Rooftop solar installations, which surged more than 1,000% since 2010, will barely grow at all in 2017, according to data collected by Bloomberg.
Compared to a 21% this year, residential installations in 2017 are expected to increase by less than 1% even as the EIA expects utility-scale renewable energy to grow substantially.
There are many possible sources of the disconnect: utilities are pushing back against mandates to buy the electricity, low electricity rates are reducing the economic benefit of installing rooftop solar systems, and unexpected shifts in tax policies are influencing demand, to name a few.
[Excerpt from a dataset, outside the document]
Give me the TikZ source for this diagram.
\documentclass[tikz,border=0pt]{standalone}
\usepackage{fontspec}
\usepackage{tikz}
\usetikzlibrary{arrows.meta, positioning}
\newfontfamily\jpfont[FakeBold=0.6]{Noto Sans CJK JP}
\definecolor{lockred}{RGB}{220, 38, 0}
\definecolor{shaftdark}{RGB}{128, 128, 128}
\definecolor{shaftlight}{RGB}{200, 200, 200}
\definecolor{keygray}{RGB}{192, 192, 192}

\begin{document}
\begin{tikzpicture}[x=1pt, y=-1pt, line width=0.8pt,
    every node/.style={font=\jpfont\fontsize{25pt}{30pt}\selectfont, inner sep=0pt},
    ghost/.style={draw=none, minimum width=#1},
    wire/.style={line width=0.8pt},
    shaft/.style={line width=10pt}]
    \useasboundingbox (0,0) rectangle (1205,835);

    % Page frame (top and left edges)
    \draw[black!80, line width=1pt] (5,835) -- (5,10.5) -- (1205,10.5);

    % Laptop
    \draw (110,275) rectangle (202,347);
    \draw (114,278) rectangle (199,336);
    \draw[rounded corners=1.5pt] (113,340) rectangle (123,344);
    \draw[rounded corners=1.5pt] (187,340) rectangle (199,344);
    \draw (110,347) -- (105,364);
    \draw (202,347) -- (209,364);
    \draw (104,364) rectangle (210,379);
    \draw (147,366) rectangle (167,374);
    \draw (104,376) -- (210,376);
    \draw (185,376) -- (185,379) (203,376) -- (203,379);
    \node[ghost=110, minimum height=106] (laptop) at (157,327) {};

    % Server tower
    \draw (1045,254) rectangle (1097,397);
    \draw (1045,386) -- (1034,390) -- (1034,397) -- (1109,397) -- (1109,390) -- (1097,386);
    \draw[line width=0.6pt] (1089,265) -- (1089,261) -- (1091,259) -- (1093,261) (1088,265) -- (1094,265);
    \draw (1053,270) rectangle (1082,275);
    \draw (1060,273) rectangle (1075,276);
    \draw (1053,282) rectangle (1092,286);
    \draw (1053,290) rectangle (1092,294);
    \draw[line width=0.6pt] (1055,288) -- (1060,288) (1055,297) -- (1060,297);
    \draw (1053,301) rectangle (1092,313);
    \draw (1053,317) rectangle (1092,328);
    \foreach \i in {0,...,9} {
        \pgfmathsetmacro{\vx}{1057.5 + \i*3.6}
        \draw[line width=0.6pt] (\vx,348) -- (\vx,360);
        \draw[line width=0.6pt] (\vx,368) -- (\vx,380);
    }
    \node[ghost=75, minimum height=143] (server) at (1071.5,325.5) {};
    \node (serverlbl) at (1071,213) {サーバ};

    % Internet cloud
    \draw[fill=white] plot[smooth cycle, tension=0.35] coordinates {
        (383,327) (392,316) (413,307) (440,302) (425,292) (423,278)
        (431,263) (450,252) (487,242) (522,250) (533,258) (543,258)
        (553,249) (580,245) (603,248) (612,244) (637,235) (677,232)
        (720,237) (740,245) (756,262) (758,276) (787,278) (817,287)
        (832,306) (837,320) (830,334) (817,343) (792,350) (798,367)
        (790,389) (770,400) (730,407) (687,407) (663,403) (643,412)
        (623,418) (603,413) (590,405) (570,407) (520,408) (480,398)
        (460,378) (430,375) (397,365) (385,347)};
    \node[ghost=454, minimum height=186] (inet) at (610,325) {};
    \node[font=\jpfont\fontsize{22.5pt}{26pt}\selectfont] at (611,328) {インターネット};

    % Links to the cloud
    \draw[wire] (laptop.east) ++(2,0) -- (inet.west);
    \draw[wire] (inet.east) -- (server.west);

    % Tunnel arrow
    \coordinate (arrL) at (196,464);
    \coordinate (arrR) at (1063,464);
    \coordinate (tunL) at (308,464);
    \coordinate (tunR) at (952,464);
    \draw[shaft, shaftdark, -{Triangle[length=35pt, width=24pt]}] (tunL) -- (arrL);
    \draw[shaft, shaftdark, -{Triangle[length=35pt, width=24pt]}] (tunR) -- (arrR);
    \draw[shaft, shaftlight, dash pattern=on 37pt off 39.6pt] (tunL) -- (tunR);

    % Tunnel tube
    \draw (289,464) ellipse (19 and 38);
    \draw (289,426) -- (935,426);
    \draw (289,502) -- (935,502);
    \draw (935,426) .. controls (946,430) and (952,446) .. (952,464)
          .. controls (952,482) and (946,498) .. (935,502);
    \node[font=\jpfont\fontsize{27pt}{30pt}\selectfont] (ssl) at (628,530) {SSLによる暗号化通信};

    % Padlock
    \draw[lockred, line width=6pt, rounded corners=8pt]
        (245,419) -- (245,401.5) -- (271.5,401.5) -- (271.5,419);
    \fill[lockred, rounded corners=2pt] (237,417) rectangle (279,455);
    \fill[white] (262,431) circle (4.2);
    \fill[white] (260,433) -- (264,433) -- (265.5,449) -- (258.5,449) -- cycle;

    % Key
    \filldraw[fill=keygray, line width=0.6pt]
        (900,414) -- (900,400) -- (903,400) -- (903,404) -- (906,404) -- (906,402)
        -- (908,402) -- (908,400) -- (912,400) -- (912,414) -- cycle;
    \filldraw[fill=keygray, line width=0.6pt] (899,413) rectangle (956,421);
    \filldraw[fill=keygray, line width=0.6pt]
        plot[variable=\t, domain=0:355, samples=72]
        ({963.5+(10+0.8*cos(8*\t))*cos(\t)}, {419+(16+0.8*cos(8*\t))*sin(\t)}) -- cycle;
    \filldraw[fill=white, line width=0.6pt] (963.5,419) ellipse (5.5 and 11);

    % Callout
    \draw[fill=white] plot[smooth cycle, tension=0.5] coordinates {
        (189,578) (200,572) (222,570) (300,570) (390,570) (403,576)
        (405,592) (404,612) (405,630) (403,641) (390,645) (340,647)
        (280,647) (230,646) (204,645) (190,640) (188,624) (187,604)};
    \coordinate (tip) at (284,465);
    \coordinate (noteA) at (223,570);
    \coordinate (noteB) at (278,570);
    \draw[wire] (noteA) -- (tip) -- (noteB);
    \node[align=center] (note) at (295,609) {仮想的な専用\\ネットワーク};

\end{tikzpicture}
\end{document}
On the utility front, the industry is taking another look at net-metering policies, where consumers sell excess power back on the grid, and rethinking the costs and benefits of the relationship. As solar gets more popular and eats into their revenues, utilities in multiple states are starting to see the benefits of needing less new capacity and infrastructure getting outweighed by the number of people offsetting what they pay at night with what they make in the daylight.
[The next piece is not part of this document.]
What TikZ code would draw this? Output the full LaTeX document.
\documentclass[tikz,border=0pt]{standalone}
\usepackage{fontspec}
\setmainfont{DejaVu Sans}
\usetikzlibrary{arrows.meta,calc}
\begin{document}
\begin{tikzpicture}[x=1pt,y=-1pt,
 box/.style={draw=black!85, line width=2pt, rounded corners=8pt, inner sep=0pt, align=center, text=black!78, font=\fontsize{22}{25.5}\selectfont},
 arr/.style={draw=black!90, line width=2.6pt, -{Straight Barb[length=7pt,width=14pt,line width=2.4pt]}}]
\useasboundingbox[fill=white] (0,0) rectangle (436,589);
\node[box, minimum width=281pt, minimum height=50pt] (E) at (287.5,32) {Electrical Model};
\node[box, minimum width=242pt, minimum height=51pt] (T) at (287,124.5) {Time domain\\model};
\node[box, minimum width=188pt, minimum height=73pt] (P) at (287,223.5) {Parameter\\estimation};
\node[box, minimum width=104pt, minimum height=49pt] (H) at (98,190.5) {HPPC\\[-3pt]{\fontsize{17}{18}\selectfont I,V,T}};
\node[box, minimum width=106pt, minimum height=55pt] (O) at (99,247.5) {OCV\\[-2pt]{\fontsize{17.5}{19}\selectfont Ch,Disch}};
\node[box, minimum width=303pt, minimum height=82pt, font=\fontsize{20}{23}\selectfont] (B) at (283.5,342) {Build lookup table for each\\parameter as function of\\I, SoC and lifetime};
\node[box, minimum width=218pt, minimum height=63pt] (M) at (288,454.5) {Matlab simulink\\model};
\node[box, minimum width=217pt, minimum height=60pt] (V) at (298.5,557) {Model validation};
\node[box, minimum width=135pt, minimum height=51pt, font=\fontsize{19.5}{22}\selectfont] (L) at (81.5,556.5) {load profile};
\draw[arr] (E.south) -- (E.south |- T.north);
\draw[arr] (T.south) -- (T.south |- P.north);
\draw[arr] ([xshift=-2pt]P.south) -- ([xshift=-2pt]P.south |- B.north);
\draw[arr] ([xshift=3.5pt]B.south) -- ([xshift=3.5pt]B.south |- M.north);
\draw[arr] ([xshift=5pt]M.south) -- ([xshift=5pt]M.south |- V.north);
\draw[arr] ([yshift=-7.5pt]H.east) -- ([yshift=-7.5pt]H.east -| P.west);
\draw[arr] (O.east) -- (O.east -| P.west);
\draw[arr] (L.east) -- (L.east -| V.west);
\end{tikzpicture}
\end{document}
Another factor figuring into the economics of installing solar panels is declining retail prices for electricity in some markets due to the natural gas glut. The shale oil and gas boom produced enough cheap fuel that it effectively put a cap on electricity prices in 2015 and 2016, according to the EIA.
Perhaps most significantly, Congress unexpectedly extended a major tax credit for solar power developers. Initially set to expire at the end of 2016, the tax credit gave many developers and customers a significant incentive to move their projects to this year to qualify. Now that the credit has been extended to at least 2021, there is no driving force to prompt installations. In fact, the initial rush to make the 2016 deadline will probably result in more revenue that would have otherwise come in 2017 or 2018 into 2016 income statements.
So despite the continued fall of solar panels prices and an extension of a favorable tax credit, rooftop solar companies will now likely have to explain to stockholders why growth in 2017 pales in comparison to 2016.